:: SHORT PROBLEM ::
Output every line of the material exactly, omitting images.

——————

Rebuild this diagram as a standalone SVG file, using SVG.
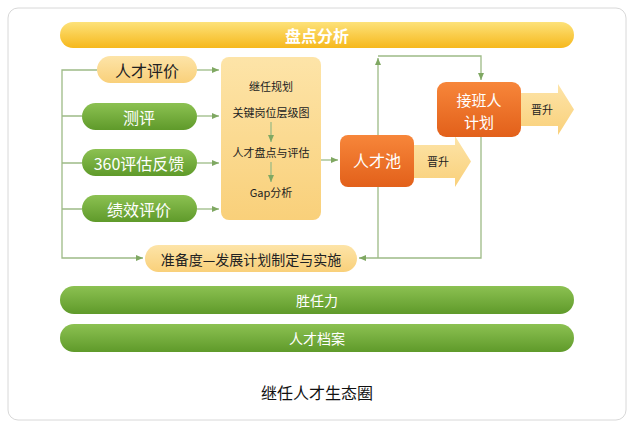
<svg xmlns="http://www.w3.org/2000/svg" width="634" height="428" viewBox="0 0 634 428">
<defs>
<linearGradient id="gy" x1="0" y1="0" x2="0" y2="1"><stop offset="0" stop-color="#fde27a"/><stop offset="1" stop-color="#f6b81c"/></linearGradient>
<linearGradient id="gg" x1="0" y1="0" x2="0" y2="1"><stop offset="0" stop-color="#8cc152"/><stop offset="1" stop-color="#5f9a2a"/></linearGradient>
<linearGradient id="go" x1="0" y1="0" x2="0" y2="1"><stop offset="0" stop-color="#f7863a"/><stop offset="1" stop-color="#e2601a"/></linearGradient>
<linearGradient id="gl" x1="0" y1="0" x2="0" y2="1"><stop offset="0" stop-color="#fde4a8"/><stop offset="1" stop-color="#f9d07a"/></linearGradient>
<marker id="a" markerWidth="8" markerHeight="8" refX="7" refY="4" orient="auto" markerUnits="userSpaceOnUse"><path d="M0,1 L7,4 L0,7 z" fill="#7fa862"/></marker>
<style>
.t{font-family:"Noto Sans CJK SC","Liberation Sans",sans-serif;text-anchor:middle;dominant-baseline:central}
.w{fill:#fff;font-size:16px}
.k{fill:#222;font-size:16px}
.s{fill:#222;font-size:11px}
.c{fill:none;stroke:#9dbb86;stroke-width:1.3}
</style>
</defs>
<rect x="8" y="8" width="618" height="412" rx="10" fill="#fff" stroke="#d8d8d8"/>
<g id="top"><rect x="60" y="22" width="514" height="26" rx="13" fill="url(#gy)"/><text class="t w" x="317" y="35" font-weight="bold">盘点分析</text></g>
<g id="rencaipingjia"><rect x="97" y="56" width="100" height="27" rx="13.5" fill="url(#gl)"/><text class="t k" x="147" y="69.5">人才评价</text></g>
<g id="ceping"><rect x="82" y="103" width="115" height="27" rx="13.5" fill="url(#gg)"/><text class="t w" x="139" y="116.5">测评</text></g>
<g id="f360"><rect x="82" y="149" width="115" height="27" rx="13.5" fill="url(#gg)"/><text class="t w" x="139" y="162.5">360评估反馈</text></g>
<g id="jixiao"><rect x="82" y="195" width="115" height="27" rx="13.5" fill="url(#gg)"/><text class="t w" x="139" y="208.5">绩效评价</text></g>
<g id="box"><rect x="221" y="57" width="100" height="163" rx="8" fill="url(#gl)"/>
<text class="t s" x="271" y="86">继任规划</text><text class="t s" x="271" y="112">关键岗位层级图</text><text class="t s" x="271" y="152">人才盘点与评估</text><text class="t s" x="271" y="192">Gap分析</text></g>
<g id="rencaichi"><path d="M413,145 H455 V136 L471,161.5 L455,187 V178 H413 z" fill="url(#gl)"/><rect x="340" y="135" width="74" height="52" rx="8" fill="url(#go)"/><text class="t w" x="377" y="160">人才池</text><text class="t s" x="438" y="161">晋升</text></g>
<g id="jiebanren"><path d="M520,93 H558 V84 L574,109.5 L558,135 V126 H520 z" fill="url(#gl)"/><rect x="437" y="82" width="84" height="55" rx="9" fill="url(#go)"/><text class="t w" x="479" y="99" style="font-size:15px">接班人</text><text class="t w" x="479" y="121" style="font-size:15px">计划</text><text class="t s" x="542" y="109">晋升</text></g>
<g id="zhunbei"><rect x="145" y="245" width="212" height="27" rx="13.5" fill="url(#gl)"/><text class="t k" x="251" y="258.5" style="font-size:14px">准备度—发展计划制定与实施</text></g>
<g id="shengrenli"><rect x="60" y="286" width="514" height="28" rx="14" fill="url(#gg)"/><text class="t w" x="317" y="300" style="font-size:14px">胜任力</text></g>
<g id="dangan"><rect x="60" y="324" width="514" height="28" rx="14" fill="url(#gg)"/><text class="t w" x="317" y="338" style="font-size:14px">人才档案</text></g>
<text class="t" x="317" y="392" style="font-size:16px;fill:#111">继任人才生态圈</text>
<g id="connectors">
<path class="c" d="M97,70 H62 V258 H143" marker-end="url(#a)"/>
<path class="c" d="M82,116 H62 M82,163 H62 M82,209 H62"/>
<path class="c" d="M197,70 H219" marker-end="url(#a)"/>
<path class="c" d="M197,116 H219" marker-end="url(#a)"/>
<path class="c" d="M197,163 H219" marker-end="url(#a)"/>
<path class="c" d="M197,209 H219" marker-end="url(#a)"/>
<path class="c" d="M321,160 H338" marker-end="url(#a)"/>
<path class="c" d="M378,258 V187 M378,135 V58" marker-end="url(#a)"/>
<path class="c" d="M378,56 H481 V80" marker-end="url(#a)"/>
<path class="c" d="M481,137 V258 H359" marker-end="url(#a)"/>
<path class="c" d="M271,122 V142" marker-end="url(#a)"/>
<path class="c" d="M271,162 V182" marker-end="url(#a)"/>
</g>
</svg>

——————

:: RESULT OF THIS TASK ::
Rebuild this diagram as a standalone SVG file, using SVG.
<svg xmlns="http://www.w3.org/2000/svg" width="634" height="428" viewBox="0 0 634 428">
<defs>
<linearGradient id="gy" x1="0" y1="0" x2="0" y2="1"><stop offset="0" stop-color="#fde27a"/><stop offset="1" stop-color="#f6b81c"/></linearGradient>
<linearGradient id="gg" x1="0" y1="0" x2="0" y2="1"><stop offset="0" stop-color="#8cc152"/><stop offset="1" stop-color="#5f9a2a"/></linearGradient>
<linearGradient id="go" x1="0" y1="0" x2="0" y2="1"><stop offset="0" stop-color="#f7863a"/><stop offset="1" stop-color="#e2601a"/></linearGradient>
<linearGradient id="gl" x1="0" y1="0" x2="0" y2="1"><stop offset="0" stop-color="#fde4a8"/><stop offset="1" stop-color="#f9d07a"/></linearGradient>
<marker id="a" markerWidth="8" markerHeight="8" refX="7" refY="4" orient="auto" markerUnits="userSpaceOnUse"><path d="M0,1 L7,4 L0,7 z" fill="#7fa862"/></marker>
<style>
.t{font-family:"Noto Sans CJK SC","Liberation Sans",sans-serif;text-anchor:middle;dominant-baseline:central}
.w{fill:#fff;font-size:16px}
.k{fill:#222;font-size:16px}
.s{fill:#222;font-size:11px}
.c{fill:none;stroke:#9dbb86;stroke-width:1.3}
</style>
</defs>
<rect x="8" y="8" width="618" height="412" rx="10" fill="#fff" stroke="#d8d8d8"/>
<g id="top"><rect x="60" y="22" width="514" height="26" rx="13" fill="url(#gy)"/><text class="t w" x="317" y="35" font-weight="bold">盘点分析</text></g>
<g id="rencaipingjia"><rect x="97" y="56" width="100" height="27" rx="13.5" fill="url(#gl)"/><text class="t k" x="147" y="69.5">人才评价</text></g>
<g id="ceping"><rect x="82" y="103" width="115" height="27" rx="13.5" fill="url(#gg)"/><text class="t w" x="139" y="116.5">测评</text></g>
<g id="f360"><rect x="82" y="149" width="115" height="27" rx="13.5" fill="url(#gg)"/><text class="t w" x="139" y="162.5">360评估反馈</text></g>
<g id="jixiao"><rect x="82" y="195" width="115" height="27" rx="13.5" fill="url(#gg)"/><text class="t w" x="139" y="208.5">绩效评价</text></g>
<g id="box"><rect x="221" y="57" width="100" height="163" rx="8" fill="url(#gl)"/>
<text class="t s" x="271" y="86">继任规划</text><text class="t s" x="271" y="112">关键岗位层级图</text><text class="t s" x="271" y="152">人才盘点与评估</text><text class="t s" x="271" y="192">Gap分析</text></g>
<g id="rencaichi"><path d="M413,145 H455 V136 L471,161.5 L455,187 V178 H413 z" fill="url(#gl)"/><rect x="340" y="135" width="74" height="52" rx="8" fill="url(#go)"/><text class="t w" x="377" y="160">人才池</text><text class="t s" x="438" y="161">晋升</text></g>
<g id="jiebanren"><path d="M520,93 H558 V84 L574,109.5 L558,135 V126 H520 z" fill="url(#gl)"/><rect x="437" y="82" width="84" height="55" rx="9" fill="url(#go)"/><text class="t w" x="479" y="99" style="font-size:15px">接班人</text><text class="t w" x="479" y="121" style="font-size:15px">计划</text><text class="t s" x="542" y="109">晋升</text></g>
<g id="zhunbei"><rect x="145" y="245" width="212" height="27" rx="13.5" fill="url(#gl)"/><text class="t k" x="251" y="258.5" style="font-size:14px">准备度—发展计划制定与实施</text></g>
<g id="shengrenli"><rect x="60" y="286" width="514" height="28" rx="14" fill="url(#gg)"/><text class="t w" x="317" y="300" style="font-size:14px">胜任力</text></g>
<g id="dangan"><rect x="60" y="324" width="514" height="28" rx="14" fill="url(#gg)"/><text class="t w" x="317" y="338" style="font-size:14px">人才档案</text></g>
<text class="t" x="317" y="392" style="font-size:16px;fill:#111">继任人才生态圈</text>
<g id="connectors">
<path class="c" d="M97,70 H62 V258 H143" marker-end="url(#a)"/>
<path class="c" d="M82,116 H62 M82,163 H62 M82,209 H62"/>
<path class="c" d="M197,70 H219" marker-end="url(#a)"/>
<path class="c" d="M197,116 H219" marker-end="url(#a)"/>
<path class="c" d="M197,163 H219" marker-end="url(#a)"/>
<path class="c" d="M197,209 H219" marker-end="url(#a)"/>
<path class="c" d="M321,160 H338" marker-end="url(#a)"/>
<path class="c" d="M378,258 V187 M378,135 V58" marker-end="url(#a)"/>
<path class="c" d="M378,56 H481 V80" marker-end="url(#a)"/>
<path class="c" d="M481,137 V258 H359" marker-end="url(#a)"/>
<path class="c" d="M271,122 V142" marker-end="url(#a)"/>
<path class="c" d="M271,162 V182" marker-end="url(#a)"/>
</g>
</svg>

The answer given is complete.